### [Source code of charts]
## Begin
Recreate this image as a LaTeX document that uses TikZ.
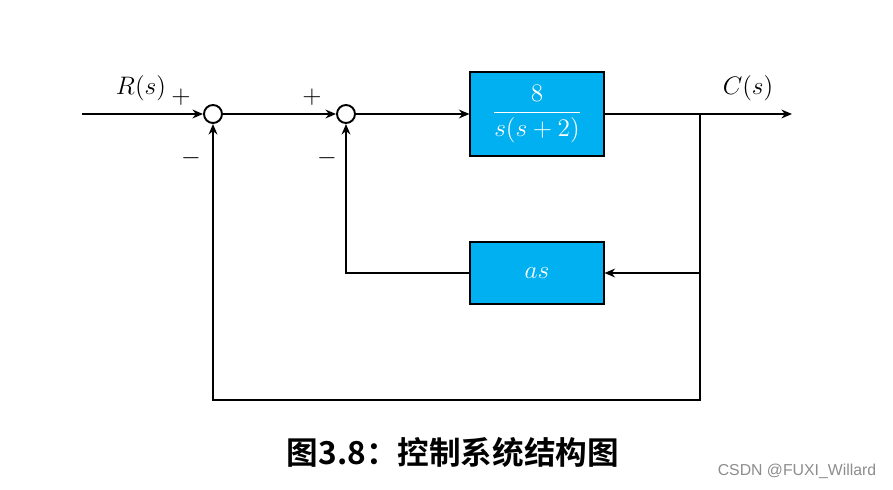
\documentclass[tikz,border=0pt]{standalone}
\usepackage{amsmath}
\usepackage{fontspec}
\newfontfamily\cjk{Noto Sans CJK SC}[BoldFont={Noto Sans CJK SC Bold}]
\newfontfamily\wmfont{Liberation Sans}
\usetikzlibrary{arrows.meta,positioning}
\definecolor{blockblue}{RGB}{0,176,240}

\begin{document}
\begin{tikzpicture}[x=0.02cm, y=-0.02cm,
  sig/.style={line width=1.1pt, -{Stealth[length=6pt,width=5pt]}},
  sumnode/.style={circle, draw, line width=1.1pt, minimum size=0.36cm, inner sep=0pt},
  blk/.style={draw, line width=0.6pt, fill=blockblue, text=white, minimum width=2.68cm,
              font=\fontsize{15}{17}\selectfont},
  sgn/.style={font=\fontsize{14}{16}\selectfont}]
  \useasboundingbox (0,0) rectangle (893,490);
  % junctions and blocks
  \node[sumnode] (sumA) at (213,114) {};
  \node[sumnode] (sumB) at (346,114) {};
  \node[blk, minimum height=1.68cm] (plant) at (537,114) {$\dfrac{8}{s(s+2)}$};
  \node[blk, minimum height=1.24cm] (fb) at (537,273) {$as$};
  \coordinate (in) at (82,114);
  \coordinate (out) at (792,114);
  \coordinate (tap) at (700,114);
  \coordinate (low) at (700,400);
  % forward path
  \draw[sig] (in) -- (sumA);
  \draw[sig] (sumA) -- (sumB);
  \draw[sig] (sumB) -- (plant);
  \draw[sig] (plant) -- (out);
  % feedback loops
  \draw[sig] (tap) -- (low) -| (sumA);
  \draw[sig] (tap |- fb) -- (fb);
  \draw[sig] (fb) -| (sumB);
  % signs and signals
  \node[sgn] (Rlab) at (141,88) {$R(s)$};
  \node[sgn] (Clab) at (748,88) {$C(s)$};
  \foreach \nm/\px/\py/\s in {pA/181/97/+, mA/191/158/-, pB/312/97/+, mB/327/158/-}{
    \node[sgn] (\nm) at (\px,\py) {$\s$}; }
  \node (cap) at (453,452) {\cjk\bfseries\fontsize{18}{20}\selectfont 图3.8：控制系统结构图};
  \node[text=black!45, font=\wmfont\fontsize{9}{10}\selectfont] (wm) at (797,471) {CSDN @FUXI\_Willard};
\end{tikzpicture}
\end{document}
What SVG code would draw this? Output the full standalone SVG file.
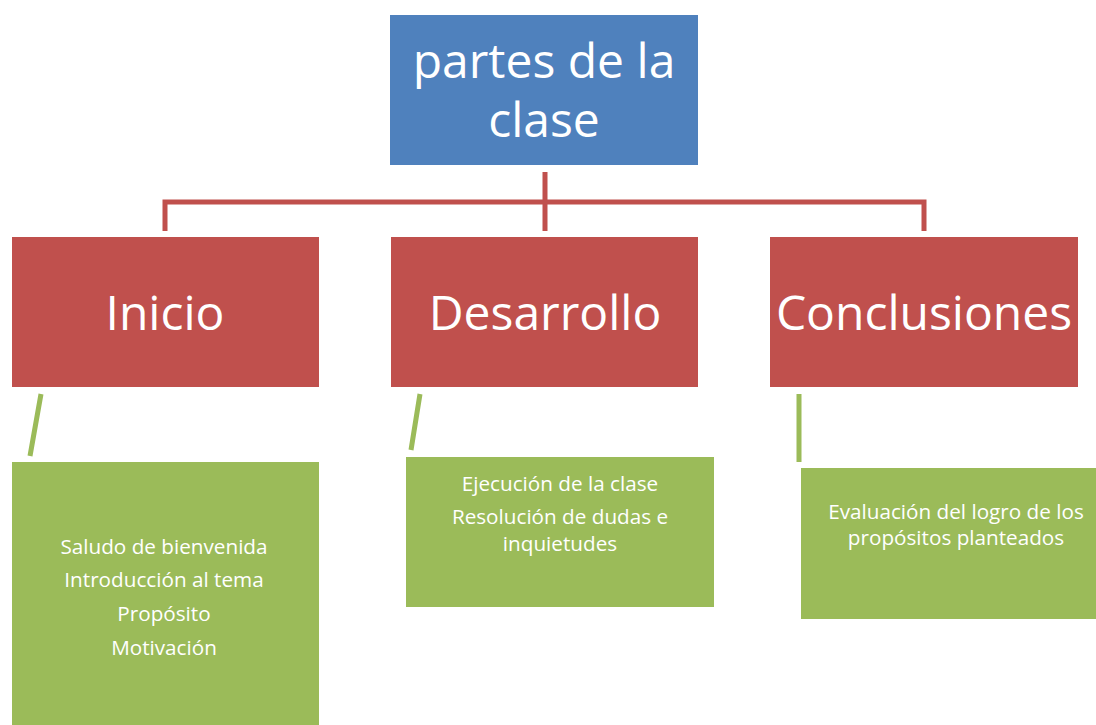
<svg xmlns="http://www.w3.org/2000/svg" width="1096" height="725" viewBox="0 0 1096 725">
<style>
.blue{fill:#4F81BD}
.red{fill:#C0504D}
.green{fill:#9BBB59}
.big{font-family:"Open Sans","Liberation Sans",sans-serif;font-size:48px;fill:#fff;text-anchor:middle}
.small{font-family:"Open Sans","Liberation Sans",sans-serif;font-size:20.7px;fill:#fff;text-anchor:middle}
.rl{stroke:#C0504D;stroke-width:5;fill:none}
.gl{stroke:#9BBB59;stroke-width:5;fill:none}
</style>
<rect width="1096" height="725" fill="#fff"/>
<g id="connectors">
<path class="rl" d="M545 172V231M165 231V202H924V231"/>
<path class="gl" d="M41 394L30 456M420 394L411 450M799 394V462"/>
</g>
<g id="root">
<rect class="blue" x="390" y="15" width="308" height="150"/>
<text class="big" x="544" y="78">partes de la</text>
<text class="big" x="544" y="137">clase</text>
</g>
<g id="inicio">
<rect class="red" x="12" y="237" width="307" height="150"/>
<text class="big" x="165" y="330">Inicio</text>
</g>
<g id="desarrollo">
<rect class="red" x="391" y="237" width="307" height="150"/>
<text class="big" x="545" y="330">Desarrollo</text>
</g>
<g id="conclusiones">
<rect class="red" x="770" y="237" width="308" height="150"/>
<text class="big" x="924" y="330">Conclusiones</text>
</g>
<g id="inicio-detalle">
<rect class="green" x="12" y="462" width="307" height="263"/>
<text class="small" x="164" y="554">Saludo de bienvenida</text>
<text class="small" x="164" y="587">Introducción al tema</text>
<text class="small" x="164" y="621">Propósito</text>
<text class="small" x="164" y="655">Motivación</text>
</g>
<g id="desarrollo-detalle">
<rect class="green" x="406" y="457" width="308" height="150"/>
<text class="small" x="560" y="491">Ejecución de la clase</text>
<text class="small" x="560" y="524">Resolución de dudas e</text>
<text class="small" x="560" y="551">inquietudes</text>
</g>
<g id="conclusiones-detalle">
<rect class="green" x="801" y="468" width="295" height="151"/>
<text class="small" x="956" y="519">Evaluación del logro de los</text>
<text class="small" x="956" y="545">propósitos planteados</text>
</g>
</svg>
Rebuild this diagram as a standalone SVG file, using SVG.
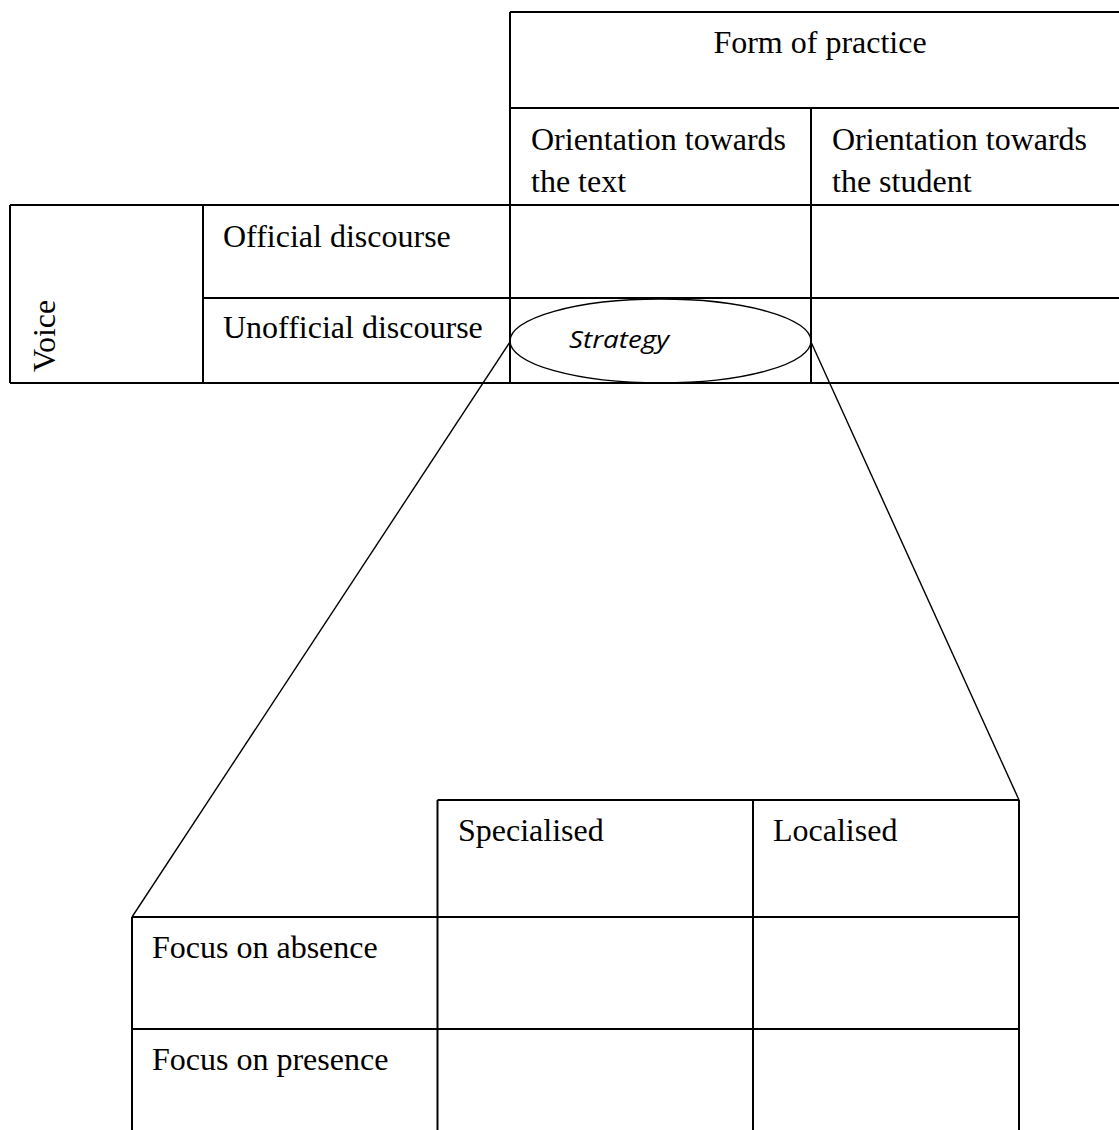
<svg xmlns="http://www.w3.org/2000/svg" width="1119" height="1130" viewBox="0 0 1119 1130">
<style>
.ln{stroke:#000;stroke-width:2;fill:none}
.thin{stroke:#000;stroke-width:1.4;fill:none}
.t{font-family:"Liberation Serif","Times New Roman",serif;font-size:32px;fill:#000}
.s{font-family:"Open Sans","Liberation Sans",sans-serif;font-style:italic;font-size:23px;fill:#000}
</style>
<rect width="1119" height="1130" fill="#fff"/>
<g id="top-table">
<path class="ln" d="M510,12 H1119 M510,108 H1119 M10,205 H1119 M203,298 H1119 M10,383 H1119 M510,12 V383 M811,108 V383 M10,205 V383 M203,205 V383"/>
<text class="t" x="820" y="53" text-anchor="middle">Form of practice</text>
<text class="t" x="531" y="150">Orientation towards</text>
<text class="t" x="531" y="192">the text</text>
<text class="t" x="832" y="150">Orientation towards</text>
<text class="t" x="832" y="192">the student</text>
<text class="t" x="223" y="247">Official discourse</text>
<text class="t" x="223" y="338">Unofficial discourse</text>
<text class="t" transform="translate(55,372) rotate(-90)">Voice</text>
</g>
<g id="strategy">
<ellipse class="thin" cx="660.5" cy="341" rx="150.5" ry="42"/>
<text class="s" x="569" y="348" textLength="100" lengthAdjust="spacingAndGlyphs">Strategy</text>
</g>
<g id="connectors">
<line class="thin" x1="510" y1="342" x2="132" y2="917"/>
<line class="thin" x1="811" y1="342" x2="1019" y2="800"/>
</g>
<g id="bottom-table">
<path class="ln" d="M437.5,800 H1019 M132,917 H1019 M132,1029 H1019 M132,917 V1130 M437.5,800 V1130 M753,800 V1130 M1019,800 V1130"/>
<text class="t" x="458" y="841">Specialised</text>
<text class="t" x="773" y="841">Localised</text>
<text class="t" x="152" y="958">Focus on absence</text>
<text class="t" x="152" y="1070">Focus on presence</text>
</g>
</svg>
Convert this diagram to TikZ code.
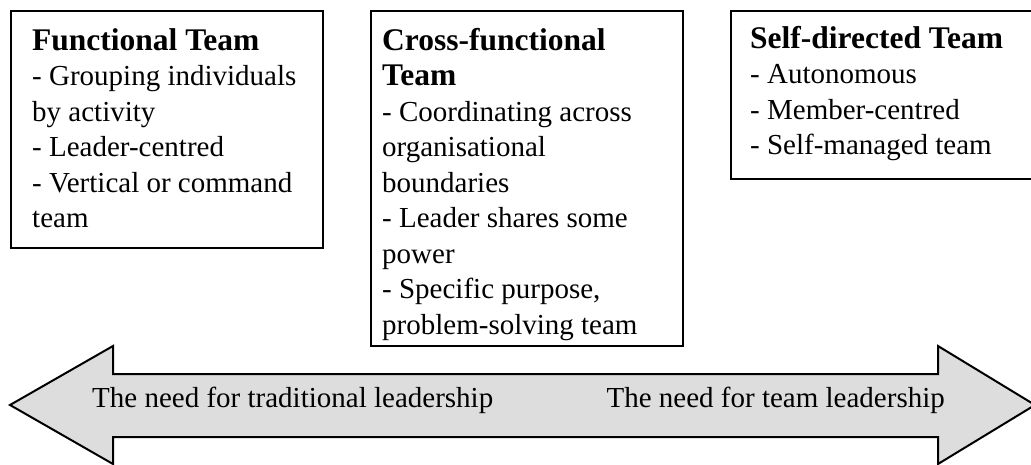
\documentclass[tikz,border=0pt]{standalone}
\usepackage{fontspec}
\setmainfont{Liberation Serif}
\usepackage{xcolor}
\usepackage{tikz}
\usetikzlibrary{positioning}

\definecolor{arrowgrey}{HTML}{DDDDDD}

\tikzset{
  teambox/.style={draw, line width=2pt, inner sep=0pt, anchor=north west,
    minimum width=312pt},
  teamtext/.style={anchor=base west, inner sep=0pt, text width=300pt, align=flush left,
    font=\fontsize{29}{35.5}\selectfont},
  needtext/.style={inner sep=0pt, font=\fontsize{29}{35}\selectfont},
}

\newcommand{\teamhead}[1]{{\fontsize{31.5}{35.5}\selectfont\bfseries #1\par}}

\begin{document}
\begin{tikzpicture}[x=1pt, y=-1pt]
        \useasboundingbox (0,0) rectangle (1031,464);
        \clip (0,0) rectangle (1031,464);

        % Draw the three team boxes
        \node[teambox, minimum height=237pt] (functional) at (10,10) {};
        \node[teambox, minimum height=335pt] (crossfunc) at (370,10) {};
        \node[teambox, minimum height=168pt, minimum width=340pt] (selfdir) at (730,10) {};

        % Fill in the box texts
        \node[teamtext] (functionaltext) at (32,50) {\teamhead{Functional Team}
          - Grouping individuals\\ by activity\\ - Leader-centred\\
          - Vertical or command\\ team};
        \node[teamtext] (crossfunctext) at (382,50) {\teamhead{Cross-functional\\ Team}
          - Coordinating across\\ organisational\\ boundaries\\
          - Leader shares some\\ power\\ - Specific purpose,\\ problem-solving team};
        \node[teamtext] (selfdirtext) at (750,48) {\teamhead{Self-directed Team}
          - Autonomous\\ - Member-centred\\ - Self-managed team};

        % Draw the double-headed arrow along the bottom
        \draw[line width=2pt, line join=miter, fill=arrowgrey]
          (10,405) -- (113,346) -- (113,374) -- (938,374) -- (938,346) -- (1035,405)
          -- (938,464) -- (938,437) -- (113,437) -- (113,464) -- cycle;

        % Label both ends of the arrow
        \node[needtext, anchor=base west] (traditional) at (92,407) {The need for traditional leadership};
        \node[needtext, anchor=base east] (teamlead) at (945,407) {The need for team leadership};

    \end{tikzpicture}
\end{document}
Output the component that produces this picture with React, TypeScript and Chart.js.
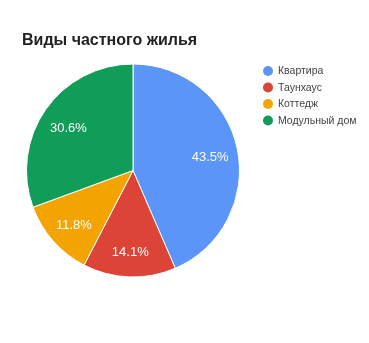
import React, { useEffect, useRef } from "react";
import { Chart, registerables } from "chart.js";

Chart.register(...registerables);

const title = "Виды частного жилья";
const categories = ["Квартира", "Таунхаус", "Коттедж", "Модульный дом"];
const values = [43.5, 14.1, 11.8, 30.6];
const colors = ["#5b95f7", "#db4437", "#f4a400", "#0f9d58"];

const FONT = "Arial, 'Liberation Sans', sans-serif";

const overlayPlugin = {
  id: "overlay",
  afterDatasetsDraw(chart: any) {
    const ctx = chart.ctx;
    const meta = chart.getDatasetMeta(0);
    const total = values.reduce((a, b) => a + b, 0);
    ctx.save();
    // slice labels
    ctx.fillStyle = "#ffffff";
    ctx.font = `13px ${FONT}`;
    ctx.textAlign = "center";
    ctx.textBaseline = "middle";
    meta.data.forEach((arc: any, i: number) => {
      const p = arc.getProps(["x", "y", "startAngle", "endAngle", "outerRadius"], true);
      const mid = (p.startAngle + p.endAngle) / 2;
      const r = p.outerRadius * 0.74;
      const pct = ((values[i] / total) * 100).toFixed(1) + "%";
      ctx.fillText(pct, p.x + Math.cos(mid) * r, p.y + Math.sin(mid) * r + 3);
    });
    // title
    ctx.fillStyle = "#222222";
    ctx.font = `bold 16px ${FONT}`;
    ctx.textAlign = "left";
    ctx.textBaseline = "alphabetic";
    ctx.fillText(title, 22, 45);
    // legend
    ctx.font = `10.5px ${FONT}`;
    categories.forEach((c, i) => {
      const y = 71 + i * 16.5;
      ctx.beginPath();
      ctx.fillStyle = colors[i];
      ctx.arc(268, y, 5, 0, Math.PI * 2);
      ctx.fill();
      ctx.fillStyle = "#444444";
      ctx.textBaseline = "middle";
      ctx.fillText(c, 278, y + 0.5);
    });
    ctx.restore();
  },
};

export default function App() {
  const ref = useRef<HTMLCanvasElement>(null);
  useEffect(() => {
    document.body.style.margin = "0";
    const chart = new Chart(ref.current!, {
      type: "pie",
      data: {
        labels: categories,
        datasets: [
          {
            data: values,
            backgroundColor: colors,
            borderColor: "#ffffff",
            borderWidth: 1,
          },
        ],
      },
      options: {
        responsive: false,
        animation: false,
        devicePixelRatio: 1,
        layout: { padding: { left: 26, right: 129, top: 63, bottom: 65 } },
        plugins: {
          legend: { display: false },
          tooltip: { enabled: false },
          title: { display: false },
        },
      },
      plugins: [overlayPlugin],
    });
    return () => chart.destroy();
  }, []);
  return (
    <div style={{ position: "absolute", left: 0, top: 0, width: 369, height: 343, background: "#fff" }}>
      <canvas ref={ref} width={369} height={343} />
    </div>
  );
}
## End
### [Required work]
Copy out every line in the entries above that holds "diagram".

### [Task result]
Rebuild this diagram as a standalone SVG file, using SVG.
Convert this diagram to TikZ code.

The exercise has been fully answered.